• **Source data**:

-*-*-

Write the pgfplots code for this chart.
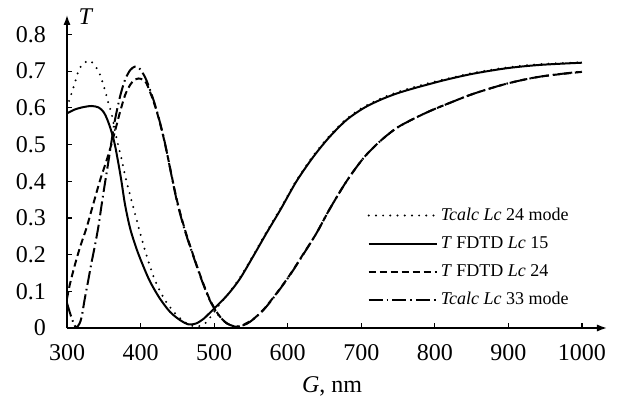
\documentclass[border=0pt]{standalone}
\usepackage{fontspec}
\setmainfont{Liberation Serif}
\usepackage{pgfplots}
\pgfplotsset{compat=1.18}
\usepackage{pgfplotstable}
\usetikzlibrary{arrows.meta}

\pgfplotstableread{
G T
300 0.600
304 0.627
308 0.650
311 0.670
315 0.697
321 0.719
331 0.728
339 0.712
345 0.690
352 0.645
356 0.615
361 0.580
366 0.530
370 0.495
374 0.462
379 0.415
386 0.360
392 0.315
399 0.262
406 0.212
413 0.167
420 0.128
432 0.080
446 0.042
460 0.016
470 0.006
478 0.004
488 0.013
497 0.035
505 0.058
519 0.093
535 0.137
553 0.198
571 0.261
590 0.325
612 0.403
635 0.470
657 0.524
680 0.570
703 0.602
725 0.624
748 0.642
771 0.656
793 0.668
816 0.679
852 0.695
898 0.710
943 0.719
1000 0.724
}\calcA

\pgfplotstableread{
G T
300 0.585
310 0.595
320 0.601
333 0.605
343 0.601
350 0.588
355 0.567
360 0.538
365 0.500
370 0.447
374 0.400
379 0.335
386 0.270
395 0.213
404 0.167
413 0.126
426 0.081
440 0.044
454 0.021
465 0.010
475 0.012
485 0.024
495 0.043
505 0.063
519 0.092
535 0.134
553 0.195
571 0.258
590 0.322
612 0.400
635 0.467
657 0.521
680 0.567
703 0.599
725 0.621
748 0.639
771 0.653
793 0.665
816 0.677
852 0.693
898 0.708
943 0.717
1000 0.723
}\fdtdA

\pgfplotstableread{
G T
300 0.080
304 0.120
311 0.174
318 0.222
327 0.276
336 0.340
345 0.403
354 0.458
361 0.505
367 0.550
372 0.588
379 0.635
386 0.663
392 0.677
397 0.680
403 0.677
408 0.667
417 0.621
424 0.576
431 0.521
436 0.476
449 0.352
460 0.270
472 0.196
483 0.133
494 0.078
506 0.036
517 0.013
528 0.004
536 0.005
542 0.011
553 0.024
567 0.050
585 0.095
603 0.145
621 0.201
639 0.258
657 0.324
680 0.400
703 0.463
725 0.508
748 0.545
771 0.570
793 0.591
816 0.610
852 0.638
898 0.666
943 0.685
1000 0.698
}\fdtdB

\pgfplotstableread{
G T
300 0.068
305 0.035
310 0.008
313 0.002
317 0.012
320 0.031
324 0.078
329 0.131
333 0.175
338 0.225
343 0.280
347 0.335
352 0.400
356 0.450
361 0.515
365 0.565
372 0.630
379 0.677
386 0.703
392 0.712
397 0.710
402 0.698
408 0.675
417 0.625
424 0.578
431 0.523
436 0.476
449 0.349
460 0.267
472 0.194
483 0.131
494 0.076
506 0.035
517 0.013
525 0.006
531 0.004
540 0.008
549 0.017
567 0.049
585 0.094
603 0.144
621 0.200
639 0.258
657 0.324
680 0.400
703 0.463
725 0.508
748 0.545
771 0.570
793 0.591
816 0.610
852 0.638
898 0.666
943 0.685
1000 0.699
}\calcB

\begin{document}
\begin{tikzpicture}
\begin{axis}[
  at={(0,0)}, anchor=south west,
  scale only axis,
  width=270pt, height=156.5pt,
  xmin=300, xmax=1034, ymin=0, ymax=0.853,
  axis lines=left,
  axis line style={line width=0.75pt, -{Latex[length=5pt,width=3.6pt]}},
  tick align=inside,
  major tick length=2.5pt,
  tick style={line width=0.6pt, black},
  xtick={300,400,...,1000},
  ytick={0,0.1,0.2,0.3,0.4,0.5,0.6,0.7,0.8},
  /pgf/number format/assume math mode=true,
  yticklabel style={/pgf/number format/fixed, /pgf/number format/precision=1, xshift=-7pt},
  xticklabel style={/pgf/number format/set thousands separator={}, yshift=-4.5pt},
  tick label style={font=\fontsize{12}{14}\selectfont},
  xlabel={\textit{G}, nm},
  xlabel style={at={(axis description cs:0.491,0)}, anchor=center, yshift=-29pt, font=\fontsize{12}{14}\selectfont},
  ylabel={\textit{T}},
  ylabel style={at={(axis description cs:0,1)}, anchor=center, rotate=-90, xshift=9.5pt, yshift=-1pt, font=\fontsize{12}{14}\selectfont},
  legend style={at={(axis description cs:0.556,0.395)}, anchor=north west, draw=none, fill=none,
    font=\fontsize{9}{10}\selectfont, row sep=3.5pt, inner sep=0pt,
    nodes={inner sep=1.5pt}},
  legend cell align=left,
  legend image code/.code={\draw[#1] (0pt,0pt) -- (34pt,0pt);},
]
\addplot[black, line width=1.1pt, line cap=round, dash pattern=on 0pt off 3.6pt, smooth] table[x=G,y=T] {\calcA};
\addlegendentry{\textit{Tcalc Lc} 24 mode}
\addplot[black, line width=1pt, smooth] table[x=G,y=T] {\fdtdA};
\addlegendentry{\textit{T} FDTD \textit{Lc} 15}
\addplot[black, line width=1pt, dash pattern=on 3.5pt off 2pt, smooth] table[x=G,y=T] {\fdtdB};
\addlegendentry{\textit{T} FDTD \textit{Lc} 24}
\addplot[black, line width=1pt, dash pattern=on 7pt off 2pt on 0.8pt off 2pt, smooth] table[x=G,y=T] {\calcB};
\addlegendentry{\textit{Tcalc Lc} 33 mode}
\end{axis}
\pgfresetboundingbox
\path[use as bounding box] (-33.5pt,-37pt) rectangle (275pt,164pt);
\end{tikzpicture}
\end{document}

-*-*-

• **Exercise goal**:
Reproduce the material above verbatim; omit every picture.

• **Exercise response**:
Write the pgfplots code for this chart.
\documentclass[border=0pt]{standalone}
\usepackage{fontspec}
\setmainfont{Liberation Serif}
\usepackage{pgfplots}
\pgfplotsset{compat=1.18}
\usepackage{pgfplotstable}
\usetikzlibrary{arrows.meta}

\pgfplotstableread{
G T
300 0.600
304 0.627
308 0.650
311 0.670
315 0.697
321 0.719
331 0.728
339 0.712
345 0.690
352 0.645
356 0.615
361 0.580
366 0.530
370 0.495
374 0.462
379 0.415
386 0.360
392 0.315
399 0.262
406 0.212
413 0.167
420 0.128
432 0.080
446 0.042
460 0.016
470 0.006
478 0.004
488 0.013
497 0.035
505 0.058
519 0.093
535 0.137
553 0.198
571 0.261
590 0.325
612 0.403
635 0.470
657 0.524
680 0.570
703 0.602
725 0.624
748 0.642
771 0.656
793 0.668
816 0.679
852 0.695
898 0.710
943 0.719
1000 0.724
}\calcA

\pgfplotstableread{
G T
300 0.585
310 0.595
320 0.601
333 0.605
343 0.601
350 0.588
355 0.567
360 0.538
365 0.500
370 0.447
374 0.400
379 0.335
386 0.270
395 0.213
404 0.167
413 0.126
426 0.081
440 0.044
454 0.021
465 0.010
475 0.012
485 0.024
495 0.043
505 0.063
519 0.092
535 0.134
553 0.195
571 0.258
590 0.322
612 0.400
635 0.467
657 0.521
680 0.567
703 0.599
725 0.621
748 0.639
771 0.653
793 0.665
816 0.677
852 0.693
898 0.708
943 0.717
1000 0.723
}\fdtdA

\pgfplotstableread{
G T
300 0.080
304 0.120
311 0.174
318 0.222
327 0.276
336 0.340
345 0.403
354 0.458
361 0.505
367 0.550
372 0.588
379 0.635
386 0.663
392 0.677
397 0.680
403 0.677
408 0.667
417 0.621
424 0.576
431 0.521
436 0.476
449 0.352
460 0.270
472 0.196
483 0.133
494 0.078
506 0.036
517 0.013
528 0.004
536 0.005
542 0.011
553 0.024
567 0.050
585 0.095
603 0.145
621 0.201
639 0.258
657 0.324
680 0.400
703 0.463
725 0.508
748 0.545
771 0.570
793 0.591
816 0.610
852 0.638
898 0.666
943 0.685
1000 0.698
}\fdtdB

\pgfplotstableread{
G T
300 0.068
305 0.035
310 0.008
313 0.002
317 0.012
320 0.031
324 0.078
329 0.131
333 0.175
338 0.225
343 0.280
347 0.335
352 0.400
356 0.450
361 0.515
365 0.565
372 0.630
379 0.677
386 0.703
392 0.712
397 0.710
402 0.698
408 0.675
417 0.625
424 0.578
431 0.523
436 0.476
449 0.349
460 0.267
472 0.194
483 0.131
494 0.076
506 0.035
517 0.013
525 0.006
531 0.004
540 0.008
549 0.017
567 0.049
585 0.094
603 0.144
621 0.200
639 0.258
657 0.324
680 0.400
703 0.463
725 0.508
748 0.545
771 0.570
793 0.591
816 0.610
852 0.638
898 0.666
943 0.685
1000 0.699
}\calcB

\begin{document}
\begin{tikzpicture}
\begin{axis}[
  at={(0,0)}, anchor=south west,
  scale only axis,
  width=270pt, height=156.5pt,
  xmin=300, xmax=1034, ymin=0, ymax=0.853,
  axis lines=left,
  axis line style={line width=0.75pt, -{Latex[length=5pt,width=3.6pt]}},
  tick align=inside,
  major tick length=2.5pt,
  tick style={line width=0.6pt, black},
  xtick={300,400,...,1000},
  ytick={0,0.1,0.2,0.3,0.4,0.5,0.6,0.7,0.8},
  /pgf/number format/assume math mode=true,
  yticklabel style={/pgf/number format/fixed, /pgf/number format/precision=1, xshift=-7pt},
  xticklabel style={/pgf/number format/set thousands separator={}, yshift=-4.5pt},
  tick label style={font=\fontsize{12}{14}\selectfont},
  xlabel={\textit{G}, nm},
  xlabel style={at={(axis description cs:0.491,0)}, anchor=center, yshift=-29pt, font=\fontsize{12}{14}\selectfont},
  ylabel={\textit{T}},
  ylabel style={at={(axis description cs:0,1)}, anchor=center, rotate=-90, xshift=9.5pt, yshift=-1pt, font=\fontsize{12}{14}\selectfont},
  legend style={at={(axis description cs:0.556,0.395)}, anchor=north west, draw=none, fill=none,
    font=\fontsize{9}{10}\selectfont, row sep=3.5pt, inner sep=0pt,
    nodes={inner sep=1.5pt}},
  legend cell align=left,
  legend image code/.code={\draw[#1] (0pt,0pt) -- (34pt,0pt);},
]
\addplot[black, line width=1.1pt, line cap=round, dash pattern=on 0pt off 3.6pt, smooth] table[x=G,y=T] {\calcA};
\addlegendentry{\textit{Tcalc Lc} 24 mode}
\addplot[black, line width=1pt, smooth] table[x=G,y=T] {\fdtdA};
\addlegendentry{\textit{T} FDTD \textit{Lc} 15}
\addplot[black, line width=1pt, dash pattern=on 3.5pt off 2pt, smooth] table[x=G,y=T] {\fdtdB};
\addlegendentry{\textit{T} FDTD \textit{Lc} 24}
\addplot[black, line width=1pt, dash pattern=on 7pt off 2pt on 0.8pt off 2pt, smooth] table[x=G,y=T] {\calcB};
\addlegendentry{\textit{Tcalc Lc} 33 mode}
\end{axis}
\pgfresetboundingbox
\path[use as bounding box] (-33.5pt,-37pt) rectangle (275pt,164pt);
\end{tikzpicture}
\end{document}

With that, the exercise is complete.